┌─ STORED RECORDS

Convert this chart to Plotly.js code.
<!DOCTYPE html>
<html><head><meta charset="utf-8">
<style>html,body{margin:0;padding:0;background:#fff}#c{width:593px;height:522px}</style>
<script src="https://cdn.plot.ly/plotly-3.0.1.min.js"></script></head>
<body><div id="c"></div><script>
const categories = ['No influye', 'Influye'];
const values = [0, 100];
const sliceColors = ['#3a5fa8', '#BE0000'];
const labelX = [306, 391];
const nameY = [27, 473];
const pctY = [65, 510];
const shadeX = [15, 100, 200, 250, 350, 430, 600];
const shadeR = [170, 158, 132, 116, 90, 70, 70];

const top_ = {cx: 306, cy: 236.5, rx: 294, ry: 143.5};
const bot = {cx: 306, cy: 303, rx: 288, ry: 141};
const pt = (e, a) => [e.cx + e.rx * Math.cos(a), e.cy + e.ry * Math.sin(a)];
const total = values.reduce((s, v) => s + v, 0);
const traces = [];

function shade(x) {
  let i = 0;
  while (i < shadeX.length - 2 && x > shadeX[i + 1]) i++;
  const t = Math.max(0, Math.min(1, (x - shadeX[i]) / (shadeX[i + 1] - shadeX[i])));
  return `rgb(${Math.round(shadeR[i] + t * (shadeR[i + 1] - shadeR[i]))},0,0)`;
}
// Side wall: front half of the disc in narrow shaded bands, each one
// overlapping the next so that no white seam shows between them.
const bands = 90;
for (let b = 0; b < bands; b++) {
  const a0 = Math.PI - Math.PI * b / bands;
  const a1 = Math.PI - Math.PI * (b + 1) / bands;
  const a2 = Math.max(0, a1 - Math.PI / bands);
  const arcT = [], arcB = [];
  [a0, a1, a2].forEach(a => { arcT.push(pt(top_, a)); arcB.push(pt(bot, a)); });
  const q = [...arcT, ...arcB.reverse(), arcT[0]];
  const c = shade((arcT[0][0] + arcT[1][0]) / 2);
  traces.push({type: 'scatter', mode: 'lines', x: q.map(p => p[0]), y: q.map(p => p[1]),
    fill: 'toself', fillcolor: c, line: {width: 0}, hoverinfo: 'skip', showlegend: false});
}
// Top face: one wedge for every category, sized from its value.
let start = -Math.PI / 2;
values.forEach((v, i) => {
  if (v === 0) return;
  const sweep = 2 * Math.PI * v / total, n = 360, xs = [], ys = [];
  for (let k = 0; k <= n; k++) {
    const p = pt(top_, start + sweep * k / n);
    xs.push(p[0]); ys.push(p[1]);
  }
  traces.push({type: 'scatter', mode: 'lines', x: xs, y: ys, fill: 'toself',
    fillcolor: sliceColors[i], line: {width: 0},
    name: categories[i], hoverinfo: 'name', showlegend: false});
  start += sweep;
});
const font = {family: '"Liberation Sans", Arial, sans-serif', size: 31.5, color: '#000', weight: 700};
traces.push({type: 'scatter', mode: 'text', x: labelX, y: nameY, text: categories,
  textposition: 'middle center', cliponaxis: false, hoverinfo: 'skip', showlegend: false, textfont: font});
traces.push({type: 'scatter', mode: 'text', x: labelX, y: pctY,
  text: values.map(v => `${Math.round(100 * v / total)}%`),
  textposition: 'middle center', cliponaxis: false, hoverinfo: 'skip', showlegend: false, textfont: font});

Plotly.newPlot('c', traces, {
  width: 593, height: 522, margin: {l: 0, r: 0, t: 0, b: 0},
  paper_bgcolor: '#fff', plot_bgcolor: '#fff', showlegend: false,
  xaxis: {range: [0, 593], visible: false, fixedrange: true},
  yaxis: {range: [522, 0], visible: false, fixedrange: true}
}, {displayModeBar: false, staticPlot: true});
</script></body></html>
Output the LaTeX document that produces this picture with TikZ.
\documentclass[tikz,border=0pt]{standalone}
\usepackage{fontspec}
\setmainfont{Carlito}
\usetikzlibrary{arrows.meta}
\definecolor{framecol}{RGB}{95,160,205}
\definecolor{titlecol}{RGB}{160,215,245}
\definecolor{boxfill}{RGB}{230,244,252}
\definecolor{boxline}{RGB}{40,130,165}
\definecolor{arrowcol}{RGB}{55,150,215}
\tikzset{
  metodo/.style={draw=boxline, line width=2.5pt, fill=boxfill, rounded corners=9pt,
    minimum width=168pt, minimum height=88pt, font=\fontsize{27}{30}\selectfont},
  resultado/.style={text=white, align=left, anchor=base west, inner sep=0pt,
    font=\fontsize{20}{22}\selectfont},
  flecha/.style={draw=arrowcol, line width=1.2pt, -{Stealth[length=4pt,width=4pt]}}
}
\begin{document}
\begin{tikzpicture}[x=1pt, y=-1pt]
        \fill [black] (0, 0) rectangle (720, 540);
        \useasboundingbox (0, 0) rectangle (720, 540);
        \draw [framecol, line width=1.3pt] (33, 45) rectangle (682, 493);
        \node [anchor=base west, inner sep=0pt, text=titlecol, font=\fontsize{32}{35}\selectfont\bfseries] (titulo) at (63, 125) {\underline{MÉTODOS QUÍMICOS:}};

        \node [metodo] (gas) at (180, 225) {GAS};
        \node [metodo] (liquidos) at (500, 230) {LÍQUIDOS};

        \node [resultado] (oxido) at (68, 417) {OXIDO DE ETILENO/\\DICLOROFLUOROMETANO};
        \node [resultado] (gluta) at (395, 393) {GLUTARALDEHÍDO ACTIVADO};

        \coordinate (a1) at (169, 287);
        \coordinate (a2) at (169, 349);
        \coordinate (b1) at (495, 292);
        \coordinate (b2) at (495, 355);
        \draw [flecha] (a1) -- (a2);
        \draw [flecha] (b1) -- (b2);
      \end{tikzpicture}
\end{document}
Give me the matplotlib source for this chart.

└─

▸ TASK TO COMPLETE:
Can you restate every record above word for word?

▸ RESPONSE TO THE TASK:
Convert this chart to Plotly.js code.
<!DOCTYPE html>
<html><head><meta charset="utf-8">
<style>html,body{margin:0;padding:0;background:#fff}#c{width:593px;height:522px}</style>
<script src="https://cdn.plot.ly/plotly-3.0.1.min.js"></script></head>
<body><div id="c"></div><script>
const categories = ['No influye', 'Influye'];
const values = [0, 100];
const sliceColors = ['#3a5fa8', '#BE0000'];
const labelX = [306, 391];
const nameY = [27, 473];
const pctY = [65, 510];
const shadeX = [15, 100, 200, 250, 350, 430, 600];
const shadeR = [170, 158, 132, 116, 90, 70, 70];

const top_ = {cx: 306, cy: 236.5, rx: 294, ry: 143.5};
const bot = {cx: 306, cy: 303, rx: 288, ry: 141};
const pt = (e, a) => [e.cx + e.rx * Math.cos(a), e.cy + e.ry * Math.sin(a)];
const total = values.reduce((s, v) => s + v, 0);
const traces = [];

function shade(x) {
  let i = 0;
  while (i < shadeX.length - 2 && x > shadeX[i + 1]) i++;
  const t = Math.max(0, Math.min(1, (x - shadeX[i]) / (shadeX[i + 1] - shadeX[i])));
  return `rgb(${Math.round(shadeR[i] + t * (shadeR[i + 1] - shadeR[i]))},0,0)`;
}
// Side wall: front half of the disc in narrow shaded bands, each one
// overlapping the next so that no white seam shows between them.
const bands = 90;
for (let b = 0; b < bands; b++) {
  const a0 = Math.PI - Math.PI * b / bands;
  const a1 = Math.PI - Math.PI * (b + 1) / bands;
  const a2 = Math.max(0, a1 - Math.PI / bands);
  const arcT = [], arcB = [];
  [a0, a1, a2].forEach(a => { arcT.push(pt(top_, a)); arcB.push(pt(bot, a)); });
  const q = [...arcT, ...arcB.reverse(), arcT[0]];
  const c = shade((arcT[0][0] + arcT[1][0]) / 2);
  traces.push({type: 'scatter', mode: 'lines', x: q.map(p => p[0]), y: q.map(p => p[1]),
    fill: 'toself', fillcolor: c, line: {width: 0}, hoverinfo: 'skip', showlegend: false});
}
// Top face: one wedge for every category, sized from its value.
let start = -Math.PI / 2;
values.forEach((v, i) => {
  if (v === 0) return;
  const sweep = 2 * Math.PI * v / total, n = 360, xs = [], ys = [];
  for (let k = 0; k <= n; k++) {
    const p = pt(top_, start + sweep * k / n);
    xs.push(p[0]); ys.push(p[1]);
  }
  traces.push({type: 'scatter', mode: 'lines', x: xs, y: ys, fill: 'toself',
    fillcolor: sliceColors[i], line: {width: 0},
    name: categories[i], hoverinfo: 'name', showlegend: false});
  start += sweep;
});
const font = {family: '"Liberation Sans", Arial, sans-serif', size: 31.5, color: '#000', weight: 700};
traces.push({type: 'scatter', mode: 'text', x: labelX, y: nameY, text: categories,
  textposition: 'middle center', cliponaxis: false, hoverinfo: 'skip', showlegend: false, textfont: font});
traces.push({type: 'scatter', mode: 'text', x: labelX, y: pctY,
  text: values.map(v => `${Math.round(100 * v / total)}%`),
  textposition: 'middle center', cliponaxis: false, hoverinfo: 'skip', showlegend: false, textfont: font});

Plotly.newPlot('c', traces, {
  width: 593, height: 522, margin: {l: 0, r: 0, t: 0, b: 0},
  paper_bgcolor: '#fff', plot_bgcolor: '#fff', showlegend: false,
  xaxis: {range: [0, 593], visible: false, fixedrange: true},
  yaxis: {range: [522, 0], visible: false, fixedrange: true}
}, {displayModeBar: false, staticPlot: true});
</script></body></html>
Output the LaTeX document that produces this picture with TikZ.
\documentclass[tikz,border=0pt]{standalone}
\usepackage{fontspec}
\setmainfont{Carlito}
\usetikzlibrary{arrows.meta}
\definecolor{framecol}{RGB}{95,160,205}
\definecolor{titlecol}{RGB}{160,215,245}
\definecolor{boxfill}{RGB}{230,244,252}
\definecolor{boxline}{RGB}{40,130,165}
\definecolor{arrowcol}{RGB}{55,150,215}
\tikzset{
  metodo/.style={draw=boxline, line width=2.5pt, fill=boxfill, rounded corners=9pt,
    minimum width=168pt, minimum height=88pt, font=\fontsize{27}{30}\selectfont},
  resultado/.style={text=white, align=left, anchor=base west, inner sep=0pt,
    font=\fontsize{20}{22}\selectfont},
  flecha/.style={draw=arrowcol, line width=1.2pt, -{Stealth[length=4pt,width=4pt]}}
}
\begin{document}
\begin{tikzpicture}[x=1pt, y=-1pt]
        \fill [black] (0, 0) rectangle (720, 540);
        \useasboundingbox (0, 0) rectangle (720, 540);
        \draw [framecol, line width=1.3pt] (33, 45) rectangle (682, 493);
        \node [anchor=base west, inner sep=0pt, text=titlecol, font=\fontsize{32}{35}\selectfont\bfseries] (titulo) at (63, 125) {\underline{MÉTODOS QUÍMICOS:}};

        \node [metodo] (gas) at (180, 225) {GAS};
        \node [metodo] (liquidos) at (500, 230) {LÍQUIDOS};

        \node [resultado] (oxido) at (68, 417) {OXIDO DE ETILENO/\\DICLOROFLUOROMETANO};
        \node [resultado] (gluta) at (395, 393) {GLUTARALDEHÍDO ACTIVADO};

        \coordinate (a1) at (169, 287);
        \coordinate (a2) at (169, 349);
        \coordinate (b1) at (495, 292);
        \coordinate (b2) at (495, 355);
        \draw [flecha] (a1) -- (a2);
        \draw [flecha] (b1) -- (b2);
      \end{tikzpicture}
\end{document}
Give me the matplotlib source for this chart.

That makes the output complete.